Indian Prime Minister Narendra Modi has launched a “Clean India” campaign that aims to end open defecation and install 110 million toilets nationwide by 2019. Four of the five states that have introduced laws requiring local political candidates to use toilets are led by Modi’s Bharatiya Janata Party.
State officials say they want local officeholders to serve as role models in following modern sanitation practices.
“It is high time to have this basic amenity at home,” said Maharashtra’s chief minister, Devendra Fadnavis, a Modi ally. “We are also promoting the Swachh Bharat (Clean India) campaign. We want to make each and every village and city clean and garbage-free.”
The bill Fadnavis initially proposed last fall would have required every local candidate to have a working toilet at home. That prompted resistance from some opposition parties, which said it would disqualify many poor candidates as well as those living in urban areas who use shared public toilets.
The state government relented and the law passed would allow people to contest elections if they produced a certificate showing they had access to a functioning toilet.

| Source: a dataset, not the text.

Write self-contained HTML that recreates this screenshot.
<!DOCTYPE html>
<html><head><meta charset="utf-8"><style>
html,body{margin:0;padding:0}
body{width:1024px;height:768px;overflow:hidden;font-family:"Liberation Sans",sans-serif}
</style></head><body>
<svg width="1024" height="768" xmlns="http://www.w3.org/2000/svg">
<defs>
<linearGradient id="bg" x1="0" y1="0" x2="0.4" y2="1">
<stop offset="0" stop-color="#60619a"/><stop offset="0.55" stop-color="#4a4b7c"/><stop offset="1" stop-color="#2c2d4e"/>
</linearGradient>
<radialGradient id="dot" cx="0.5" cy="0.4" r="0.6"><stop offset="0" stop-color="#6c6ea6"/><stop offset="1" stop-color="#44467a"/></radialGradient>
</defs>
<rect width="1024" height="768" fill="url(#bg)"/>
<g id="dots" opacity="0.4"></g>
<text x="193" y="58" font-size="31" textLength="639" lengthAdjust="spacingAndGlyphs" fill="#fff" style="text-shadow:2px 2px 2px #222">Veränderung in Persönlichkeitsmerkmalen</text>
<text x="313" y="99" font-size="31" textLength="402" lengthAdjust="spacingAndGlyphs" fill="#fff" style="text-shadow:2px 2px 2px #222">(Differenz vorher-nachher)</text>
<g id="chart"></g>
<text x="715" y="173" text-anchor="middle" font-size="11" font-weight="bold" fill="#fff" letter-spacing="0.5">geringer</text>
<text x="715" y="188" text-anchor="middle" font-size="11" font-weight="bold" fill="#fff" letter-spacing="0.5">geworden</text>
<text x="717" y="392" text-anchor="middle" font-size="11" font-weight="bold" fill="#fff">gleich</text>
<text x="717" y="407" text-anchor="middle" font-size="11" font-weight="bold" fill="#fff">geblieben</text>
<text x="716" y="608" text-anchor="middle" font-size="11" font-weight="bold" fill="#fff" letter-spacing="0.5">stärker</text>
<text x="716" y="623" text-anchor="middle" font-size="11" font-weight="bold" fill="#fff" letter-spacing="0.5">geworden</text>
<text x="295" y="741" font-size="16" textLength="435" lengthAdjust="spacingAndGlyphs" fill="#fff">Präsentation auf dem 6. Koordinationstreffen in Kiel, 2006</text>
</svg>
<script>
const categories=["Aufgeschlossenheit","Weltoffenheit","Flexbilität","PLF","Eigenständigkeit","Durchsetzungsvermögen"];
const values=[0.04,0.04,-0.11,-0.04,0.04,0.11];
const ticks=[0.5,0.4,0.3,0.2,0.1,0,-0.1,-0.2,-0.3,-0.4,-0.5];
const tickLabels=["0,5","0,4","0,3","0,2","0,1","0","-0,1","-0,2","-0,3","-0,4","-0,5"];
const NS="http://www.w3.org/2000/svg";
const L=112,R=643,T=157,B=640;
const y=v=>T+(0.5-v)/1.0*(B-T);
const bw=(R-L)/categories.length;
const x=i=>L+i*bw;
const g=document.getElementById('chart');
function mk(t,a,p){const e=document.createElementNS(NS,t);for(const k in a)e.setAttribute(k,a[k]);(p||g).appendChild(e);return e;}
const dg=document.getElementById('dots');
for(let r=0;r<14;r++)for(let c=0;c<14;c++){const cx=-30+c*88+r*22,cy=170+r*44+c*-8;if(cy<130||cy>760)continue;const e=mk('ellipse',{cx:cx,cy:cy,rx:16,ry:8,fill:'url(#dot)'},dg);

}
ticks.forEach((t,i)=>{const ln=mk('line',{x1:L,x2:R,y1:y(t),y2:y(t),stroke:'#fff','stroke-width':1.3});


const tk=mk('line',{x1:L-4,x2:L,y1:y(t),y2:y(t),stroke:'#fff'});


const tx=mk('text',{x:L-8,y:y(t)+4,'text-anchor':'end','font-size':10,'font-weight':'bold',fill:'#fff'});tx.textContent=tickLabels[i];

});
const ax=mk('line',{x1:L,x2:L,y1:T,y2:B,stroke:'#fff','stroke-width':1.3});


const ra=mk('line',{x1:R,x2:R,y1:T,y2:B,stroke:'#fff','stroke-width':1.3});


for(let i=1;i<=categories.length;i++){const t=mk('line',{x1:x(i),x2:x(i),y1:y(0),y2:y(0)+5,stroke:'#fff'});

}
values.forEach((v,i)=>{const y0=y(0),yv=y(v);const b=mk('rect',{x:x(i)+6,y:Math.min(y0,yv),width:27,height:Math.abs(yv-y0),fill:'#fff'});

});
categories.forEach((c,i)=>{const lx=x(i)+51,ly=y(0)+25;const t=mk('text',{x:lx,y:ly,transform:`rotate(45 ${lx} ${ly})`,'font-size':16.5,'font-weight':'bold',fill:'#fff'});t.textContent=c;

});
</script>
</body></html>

But an independent state lawmaker, Kapil Patil, slammed the law as unconstitutional, saying any Indian adult should be able to run for office without conditions.
“Is it not insulting to submit such a letter before applying for the candidature?” Patil said.
“Where I go to attend nature’s call cannot be anybody else’s business. The government’s responsibility is to provide toilets to everyone. One cannot hold the candidate responsible for the lack of toilets in the state.”